The game will also restrict under-13s from being able to play, search or discover games with unrated experiences.
Following a recent update to their child safety policy, popular video game Roblox has announced new measures to improve guardrails protecting children on the platform.
In an announcement yesterday (6 November), the game platform, which allows users to program and play their own games as well as other users’ games, will restrict those under 13 from accessing social hangouts such as in-game clubs and ‘free-form user creation experiences – features in games that allow users to write or draw, without the completed creation going through Roblox moderation.
The game will also restrict under-13 users from being able to play, search or discover games with unrated experiences.

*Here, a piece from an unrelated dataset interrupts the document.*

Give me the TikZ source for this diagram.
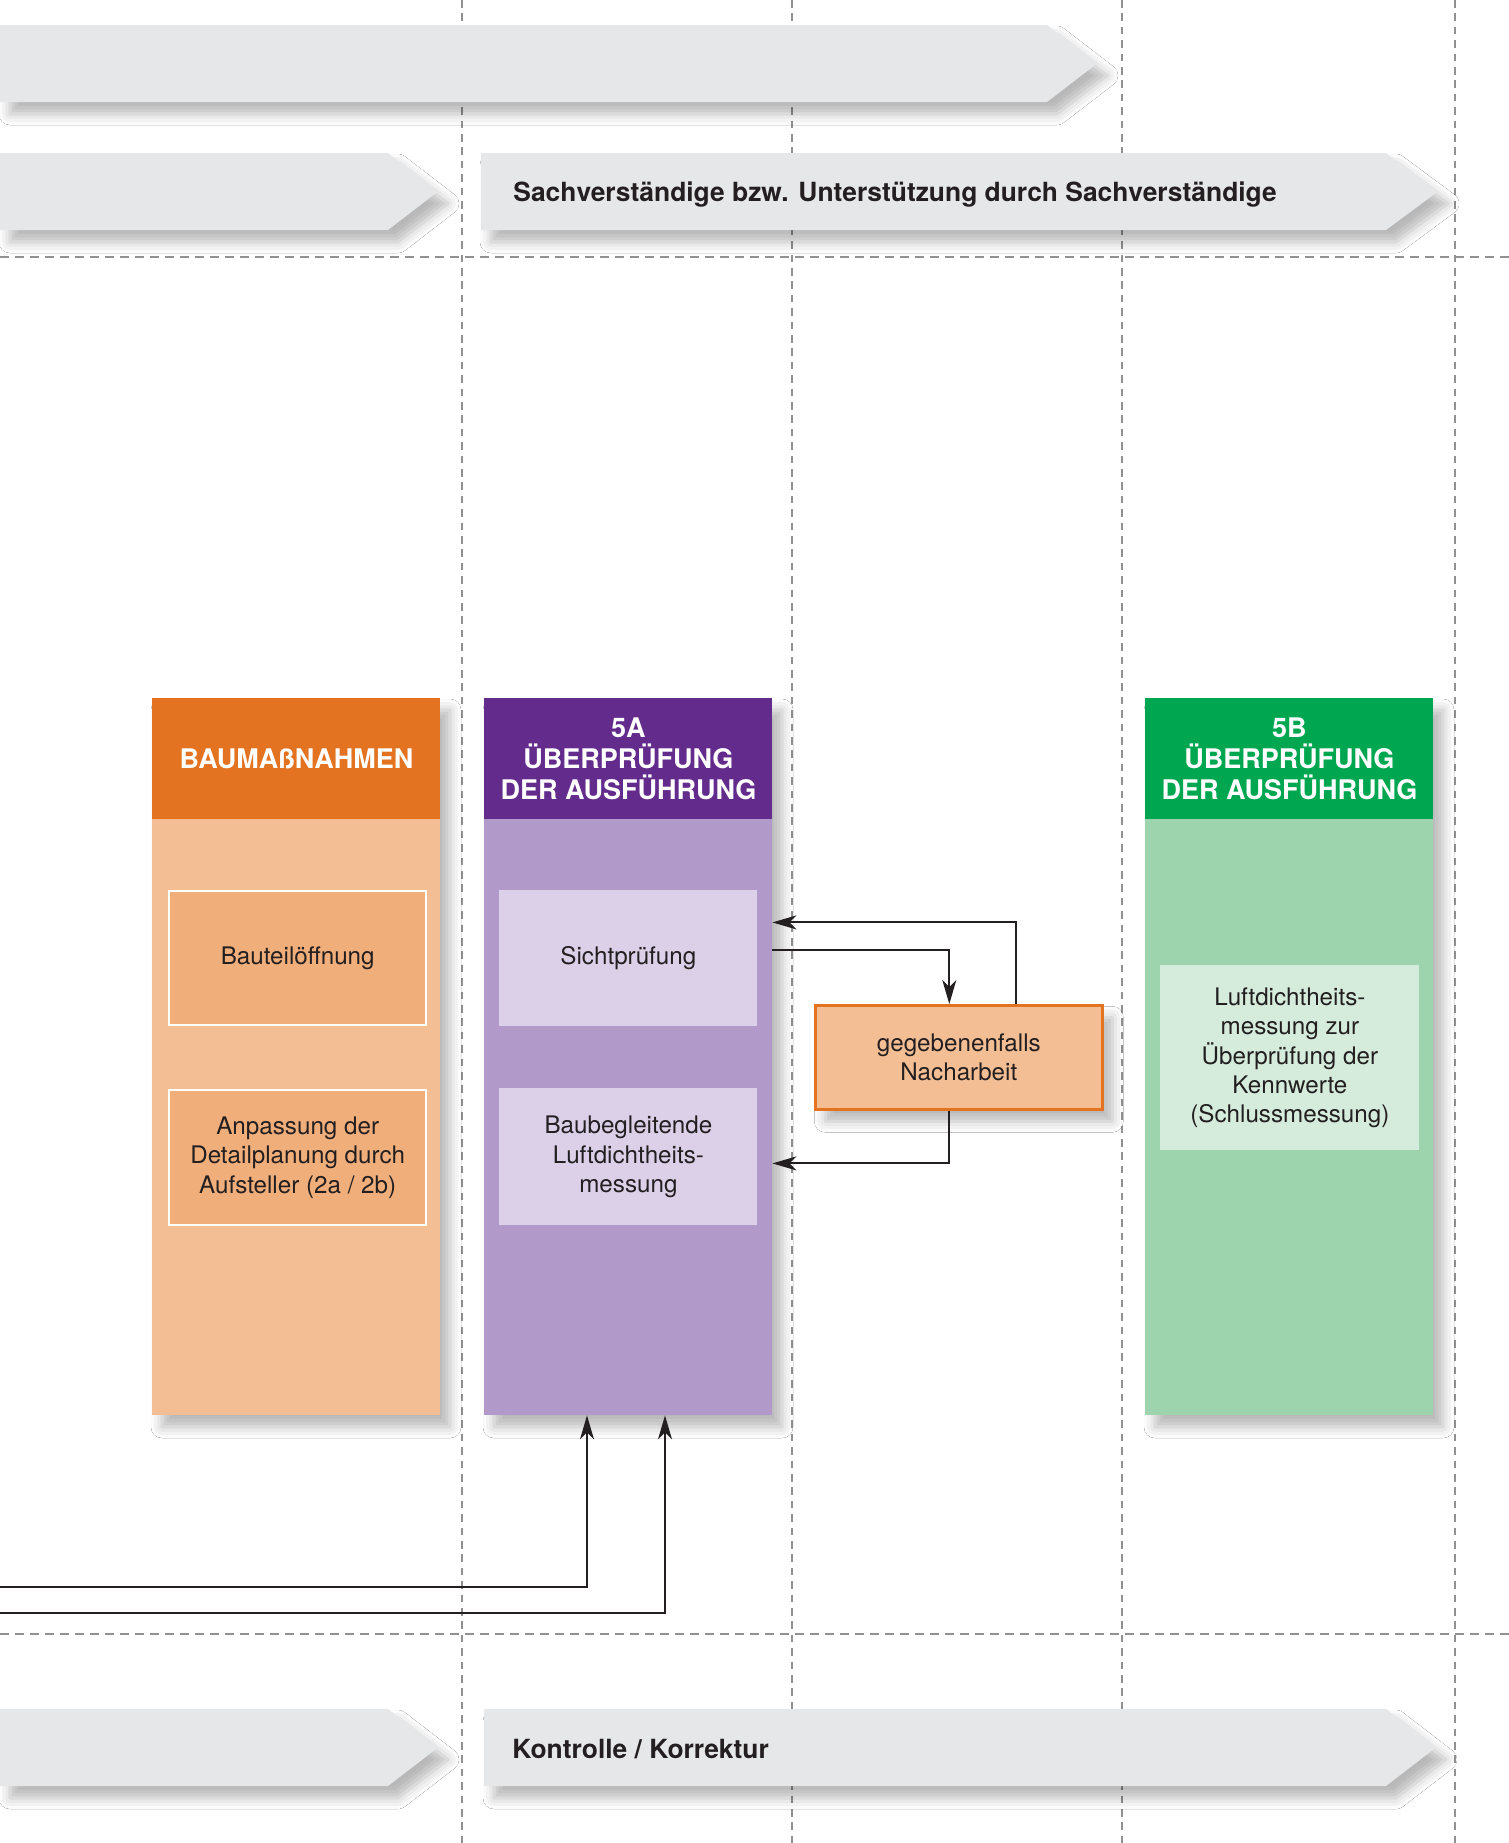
\documentclass[tikz,border=0pt]{standalone}
\usepackage{fontspec}
\setmainfont{TeX Gyre Heros}
\usetikzlibrary{arrows.meta,positioning,calc,fit,shadows.blur}
\definecolor{orangeDark}{RGB}{227,115,32}
\definecolor{orangeLight}{RGB}{244,190,148}
\definecolor{orangeMid}{RGB}{240,174,123}
\definecolor{purpleDark}{RGB}{99,44,140}
\definecolor{purpleLight}{RGB}{177,154,202}
\definecolor{purplePale}{RGB}{219,208,231}
\definecolor{greenDark}{RGB}{0,166,80}
\definecolor{greenLight}{RGB}{157,212,174}
\definecolor{greenPale}{RGB}{213,235,219}
\definecolor{bandGrey}{RGB}{230,231,232}
\definecolor{lineGrey}{RGB}{145,145,145}
\definecolor{inkDark}{RGB}{35,31,32}

\begin{document}
\begin{tikzpicture}[
    x=0.5pt,y=-0.5pt,
    grid/.style={lineGrey,line width=1.2pt,dash pattern=on 3.8pt off 2.9pt},
    softshadow/.style={blur shadow={shadow xshift=5pt,shadow yshift=-6pt,
        shadow blur radius=5.5pt,shadow opacity=28}},
    band/.style={fill=bandGrey,softshadow},
    bandtext/.style={anchor=west,inner sep=0pt,text=inkDark,
        font=\fontsize{13.2}{15}\selectfont\bfseries},
    colbody/.style={inner sep=0pt,softshadow},
    colhead/.style={inner sep=0pt,anchor=north west,minimum width=144pt,
        minimum height=60.5pt,text=white,align=center,
        font=\fontsize{13.5}{15.3}\selectfont\bfseries},
    task/.style={inner sep=0pt,anchor=north west,align=center,text=inkDark,
        font=\fontsize{12.1}{14.7}\selectfont},
    conn/.style={-{Stealth[length=12pt,width=7pt,inset=3.5pt]},line width=1pt,inkDark}
  ]
    \fill[white] (0,0) rectangle (1509,1843);
    \useasboundingbox (0,0) rectangle (1509,1843);

    \foreach \x in {462,792,1122,1455}{
      \draw[grid] (\x,0) -- (\x,1843);
    }
    \foreach \y in {257,1634}{
      \draw[grid,dash pattern=on 4.5pt off 3pt] (0,\y) -- (1509,\y);
    }

    \fill[band] (0,25) -- (1047,25) -- (1097,63.5) -- (1047,102) -- (0,102) -- cycle;
    \fill[band] (0,153) -- (388,153) -- (438,191.5) -- (388,230) -- (0,230) -- cycle;
    \fill[band] (481,153) -- (1386,153) -- (1438,191.5) -- (1386,230) -- (481,230) -- cycle;
    \fill[band] (0,1709) -- (388,1709) -- (438,1747.5) -- (388,1786) -- (0,1786) -- cycle;
    \fill[band] (484,1709) -- (1386,1709) -- (1436,1747.5) -- (1386,1786) -- (484,1786) -- cycle;
    \node[bandtext] (expert) at (513,195)
      {Sachverständige bzw. Unterstützung durch Sachverständige};
    \node[bandtext] (control) at (512,1749) {Kontrolle / Korrektur};

    \foreach \x/\name/\light in {152/B/orangeLight,484/A/purpleLight,1145/C/greenLight}{
      \node[colbody,fill=\light,fit={(\x,698) (\x+288,1415)}] (col\name) {};
    }
    \node[colhead,fill=orangeDark] (headB) at (152,698)
      {BAUMAßNAHMEN};
    \node[colhead,fill=purpleDark] (headA) at (484,698)
      {5A\\ÜBERPRÜFUNG\\DER AUSFÜHRUNG};
    \node[colhead,fill=greenDark] (headC) at (1145,698)
      {5B\\ÜBERPRÜFUNG\\DER AUSFÜHRUNG};

    \node[task,fill=orangeMid,draw=white,line width=1.2pt,
      minimum width=128.5pt,minimum height=67pt] (opening) at (168,890)
      {Bauteilöffnung};
    \node[task,fill=orangeMid,draw=white,line width=1.2pt,
      minimum width=128.5pt,minimum height=67.5pt] (adjust) at (168,1089)
      {Anpassung der\\Detailplanung durch\\Aufsteller (2a / 2b)};
    \node[task,fill=purplePale,minimum width=129pt,minimum height=68pt] (visual) at (499,890)
      {Sichtprüfung};
    \node[task,fill=purplePale,minimum width=129pt,minimum height=68.5pt] (interim) at (499,1088)
      {Baubegleitende\\Luftdichtheits-\\messung};
    \node[task,fill=greenPale,minimum width=129.5pt,minimum height=92.5pt] (final) at (1160,965)
      {Luftdichtheits-\\messung zur\\Überprüfung der\\Kennwerte\\(Schlussmessung)};
    \node[task,fill=orangeLight,draw=orangeDark,line width=1.3pt,softshadow,
      minimum width=143.5pt,minimum height=52pt] (rework) at (814,1004)
      {gegebenenfalls\\Nacharbeit};

    \draw[conn] ([xshift=28.75pt]rework.north) |- ($(visual.east -| colA.east)+(0,-36)$);
    \draw[conn] ($(visual.east -| colA.east)+(0,-8)$) -| ([xshift=-4.75pt]rework.north);
    \draw[conn] ([xshift=-4.75pt]rework.south) |- ($(interim.east -| colA.east)+(0,6.5)$);

    \coordinate (inUpper) at (0,1587);
    \coordinate (inLower) at (0,1613);
    \draw[conn] (inUpper) -| ([xshift=-20.5pt]colA.south);
    \draw[conn] (inLower) -| ([xshift=18.5pt]colA.south);
  \end{tikzpicture}
\end{document}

In the announcement, Roblox gave game developers or creators on the platform until 3 December to rate their game experience, after which time, unrated experiences will become unplayable, unsearchable and undiscoverable by those under 13. Roblox said that it will integrate experience-rating more closely with the publishing process in the future.
Just two weeks ago, in a bid to update its child safety policies following years of backlash, Roblox reformed game labelling whereby instead of labelling content by age appropriateness, the games will now be labelled based on what users can experience. Roblox mandated that children under nine would require parental permission to access games labelled “moderate”, which may contain moderate violence or crude humour.
The game also announced a new type of account that lets parents monitor their child’s activity on the platform, including their online ‘friends’ and daily screen time.
The game, popular among pre-teens, has about 80m daily active users and has been accused of platforming child-abusers for years. Since 2018, US police have arrested at least 24 people accused of abducting or abusing victims they’d met or groomed on the platform, according to Bloomberg.
A recent CyberSafeKids’ trends analysis, which surveyed more than 7,000 children aged 8-14 in Ireland showed that Roblox was the “most popular” online environment to have an account for 40pc of children. Nearly a quarter of the children surveyed said they viewed something on Roblox that made them feel bothered or upset.